References throughout this specification to “one embodiment” or “an embodiment” mean that a particular feature, structure, or characteristic described in connection with the embodiment is included in at least one implementation encompassed within the present invention. Thus, appearances of the phrase “one embodiment” or “in an embodiment” are not necessarily referring to the same embodiment. Furthermore, the particular features, structures, or characteristics may be instituted in other suitable forms other than the particular embodiment illustrated and all such forms may be encompassed within the claims of the present application.

While the present invention has been described with respect to a limited number of embodiments, those skilled in the art will appreciate numerous modifications and variations therefrom. It is intended that the appended claims cover all such modifications and variations as fall within the true spirit and scope of this present invention.

Claims

1. A method comprising:

anchoring first tubulars, extending from a trolley on a drilling ship, in a seabed floor, said first tubulars including a pump;

extending second tubulars from a drilling station on said ship;

drilling in said seabed with said second tubulars;

pumping mud using said pump in said first tubulars down said second tubulars and up said first tubulars; and

moving said ship while maintaining said first tubulars stationary.

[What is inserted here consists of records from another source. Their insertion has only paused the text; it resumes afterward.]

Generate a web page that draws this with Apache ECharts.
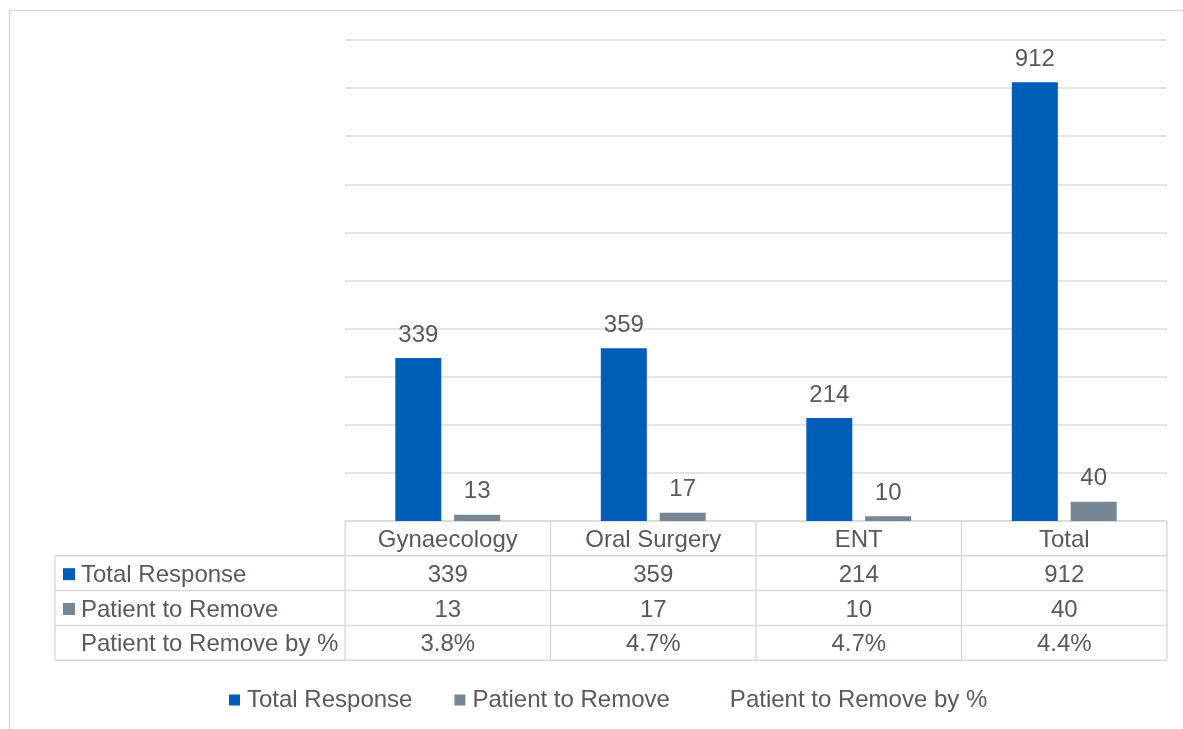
<!DOCTYPE html>
<html>
<head>
<meta charset="utf-8">
<script src="https://cdn.jsdelivr.net/npm/echarts@6/dist/echarts.min.js"></script>
<style>
  html, body { margin: 0; padding: 0; background: #fff; }
  #main { width: 1183px; height: 729px; }
</style>
</head>
<body>
<div id="main"></div>
<script>
// data
var categories = ['Gynaecology', 'Oral Surgery', 'ENT', 'Total'];
var totalResponse = [339, 359, 214, 912];
var patientToRemove = [13, 17, 10, 40];
var removePercent = [3.8, 4.7, 4.7, 4.4];
var seriesNames = ['Total Response', 'Patient to Remove', 'Patient to Remove by %'];

var blue = '#005EB8';
var grey = '#768692';
var textColor = '#5e5757';
var borderColor = '#dcd9d9';
var fontSize = 24;

// plot area in pixels
var plotLeft = 345, plotRight = 1167, plotTop = 40, plotBottom = 521;
var W = 1183, H = 729;

var myChart = echarts.init(document.getElementById('main'));

// 数据表（图表下方）
function buildTable() {
    var els = [];
    var colW = (plotRight - plotLeft) / categories.length;
    var rowH = 34.8;
    var tableLeft = 55;
    var rows = [
        { name: seriesNames[0], color: blue, values: totalResponse.map(String) },
        { name: seriesNames[1], color: grey, values: patientToRemove.map(String) },
        { name: seriesNames[2], color: null, values: removePercent.map(function (v) { return v.toFixed(1) + '%'; }) }
    ];
    var lineStyle = { stroke: borderColor, lineWidth: 1.5 };
    var bottomY = plotBottom + rowH * (rows.length + 1);
    var font = fontSize + 'px "Liberation Sans", Arial, sans-serif';
    // header row top + outline of value columns
    els.push({ type: 'line', shape: { x1: plotLeft, y1: plotBottom, x2: plotRight, y2: plotBottom }, style: lineStyle });
    for (var c = 0; c <= categories.length; c++) {
        var x = plotLeft + c * colW;
        els.push({ type: 'line', shape: { x1: x, y1: plotBottom, x2: x, y2: bottomY }, style: lineStyle });
    }
    els.push({ type: 'line', shape: { x1: tableLeft, y1: plotBottom + rowH, x2: tableLeft, y2: bottomY }, style: lineStyle });
    for (var r = 0; r < rows.length; r++) {
        var y0 = plotBottom + rowH * (r + 1);
        var y1 = y0 + rowH;
        els.push({ type: 'line', shape: { x1: tableLeft, y1: y0, x2: plotRight, y2: y0 }, style: lineStyle });
        if (r === rows.length - 1) {
            els.push({ type: 'line', shape: { x1: tableLeft, y1: y1, x2: plotRight, y2: y1 }, style: lineStyle });
        }
        var cy = (y0 + y1) / 2 + 2;
        if (rows[r].color) {
            els.push({ type: 'rect', shape: { x: 63, y: cy - 7, width: 12, height: 12 }, style: { fill: rows[r].color } });
        }
        els.push({
            type: 'text', x: 81, y: cy,
            style: { text: rows[r].name, fill: textColor, font: font, verticalAlign: 'middle', align: 'left' }
        });
        for (var k = 0; k < categories.length; k++) {
            els.push({
                type: 'text', x: plotLeft + colW * (k + 0.5), y: cy,
                style: { text: rows[r].values[k], fill: textColor, font: font, verticalAlign: 'middle', align: 'center' }
            });
        }
    }
    // outer chart border
    els.push({ type: 'rect', shape: { x: 9.5, y: 10.5, width: W + 20, height: H + 20 }, style: { fill: 'none', stroke: borderColor, lineWidth: 1.5 } });
    return els;
}

var option = {
    backgroundColor: '#fff',
    textStyle: { fontFamily: '"Liberation Sans", Arial, sans-serif', color: textColor },
    animation: false,
    grid: {
        left: plotLeft,
        right: W - plotRight,
        top: plotTop,
        bottom: H - plotBottom,
        containLabel: false
    },
    legend: {
        left: 224,
        top: 683,
        itemWidth: 11,
        itemHeight: 11,
        itemGap: 42,
        textStyle: { fontSize: fontSize, color: textColor, padding: [0, 0, 0, 2] },
        data: [
            { name: seriesNames[0], icon: 'rect' },
            { name: seriesNames[1], icon: 'rect' },
            { name: seriesNames[2], icon: 'rect', itemStyle: { color: 'rgba(0,0,0,0)', opacity: 0 }, lineStyle: { opacity: 0 } }
        ]
    },
    xAxis: {
        type: 'category',
        data: categories,
        axisLine: { show: false },
        axisTick: { show: false },
        axisLabel: { fontSize: fontSize, color: textColor, margin: 7 }
    },
    yAxis: {
        type: 'value',
        min: 0,
        max: 1000,
        interval: 100,
        axisLabel: { show: false },
        axisLine: { show: false },
        axisTick: { show: false },
        splitLine: { lineStyle: { color: borderColor, width: 1.5 } }
    },
    series: [
        {
            name: seriesNames[0],
            type: 'bar',
            data: totalResponse,
            barWidth: 46,
            barGap: '28%',
            itemStyle: { color: blue },
            label: { show: true, position: 'top', distance: 11, fontSize: fontSize, color: textColor }
        },
        {
            name: seriesNames[1],
            type: 'bar',
            data: patientToRemove,
            barWidth: 46,
            itemStyle: { color: grey },
            label: { show: true, position: 'top', distance: 11, fontSize: fontSize, color: textColor }
        },
        {
            // 百分比系列：只在表格里显示
            name: seriesNames[2],
            type: 'line',
            data: removePercent,
            showSymbol: false,
            silent: true,
            itemStyle: { color: 'rgba(0,0,0,0)' },
            lineStyle: { opacity: 0 }
        }
    ],
    graphic: buildTable()
};

myChart.setOption(option);
</script>
</body>
</html>
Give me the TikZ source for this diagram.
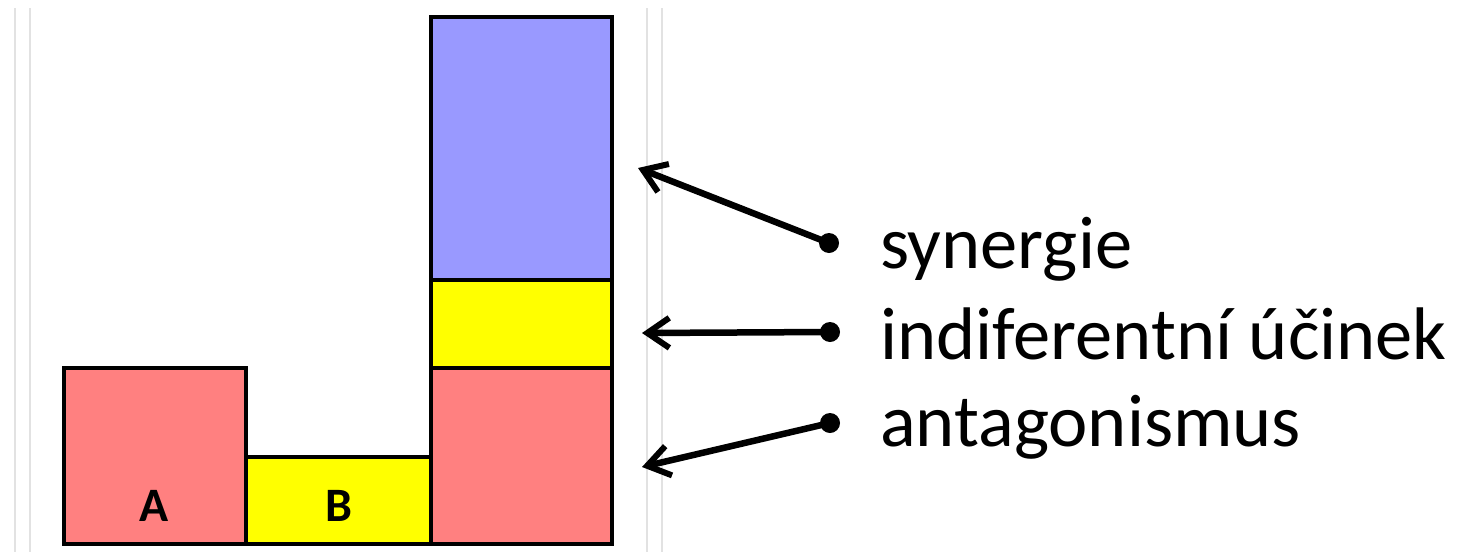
\documentclass[tikz,border=0pt]{standalone}
\usepackage{fontspec}
\setmainfont{Carlito}
\usetikzlibrary{arrows.meta}
\definecolor{barred}{HTML}{FF8080}
\definecolor{baryellow}{HTML}{FFFF00}
\definecolor{barblue}{HTML}{9999FF}
\definecolor{guide}{HTML}{E2E2E2}
\begin{document}
\begin{tikzpicture}[x=1pt,y=-1pt,
  bar/.style={draw=black,line width=3.5pt,anchor=north west,inner sep=0pt,outer sep=0pt},
  barlabel/.style={inner sep=0pt,anchor=base,font=\fontsize{48}{56}\selectfont\bfseries},
  legend/.style={inner sep=0pt,anchor=base west,font=\fontsize{74.5}{88}\selectfont},
  dot/.style={circle,fill=black,inner sep=0pt,minimum size=20pt},
  pointer/.style={line width=6.5pt,-{Straight Barb[length=22pt,width=30pt,line width=6pt]}},
  guideline/.style={draw=guide,line width=1.5pt}]
\useasboundingbox (0,0) rectangle (1462,552);
% faint guide lines
\draw[guideline] (15,8) -- (15,552);
\draw[guideline] (30,8) -- (30,552);
\draw[guideline] (647,8) -- (647,552);
\draw[guideline] (662,8) -- (662,552);
% bars
\node[bar,fill=barred,minimum width=182pt,minimum height=176pt] (A) at (64,368) {};
\node[bar,fill=baryellow,minimum width=185pt,minimum height=87pt] (B) at (246,457) {};
\node[bar,fill=barred,minimum width=181pt,minimum height=176pt] (C1) at (431,368) {};
\node[bar,fill=baryellow,minimum width=181pt,minimum height=88pt] (C2) at (431,280) {};
\node[bar,fill=barblue,minimum width=181pt,minimum height=263pt] (C3) at (431,17) {};
\node[barlabel] (la) at (154,521) {A};
\node[barlabel] (lb) at (339,521) {B};
% legend
\node[legend] (syn) at (880,268) {synergie};
\node[legend] (ind) at (880,359) {indiferentní účinek};
\node[legend] (ant) at (880,446) {antagonismus};
\node[dot] (d1) at (829,243) {};
\node[dot] (d2) at (830,332) {};
\node[dot] (d3) at (830,423) {};
\coordinate (t1) at (638,168);
\coordinate (t2) at (642,333);
\coordinate (t3) at (642,467);
\draw[pointer] (d1.center) -- (t1);
\draw[pointer] (d2.center) -- (t2);
\draw[pointer] (d3.center) -- (t3);
\end{tikzpicture}
\end{document}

2. The method of claim 1 including using dual gradient drilling.

3. The method of claim 1 including anchoring said first tubulars on said seabed before drilling.

4. The method of claim 3 including coupling the second tubulars to said pump after anchoring said first tubulars.

5. The method of claim 1 including drilling using a funnel and a guide base with said second tubulars.

6. The method of claim 5 including providing a mud port through said guide base to said pump.

7. The method of claim 1 including heave compensating said anchored first tubulars.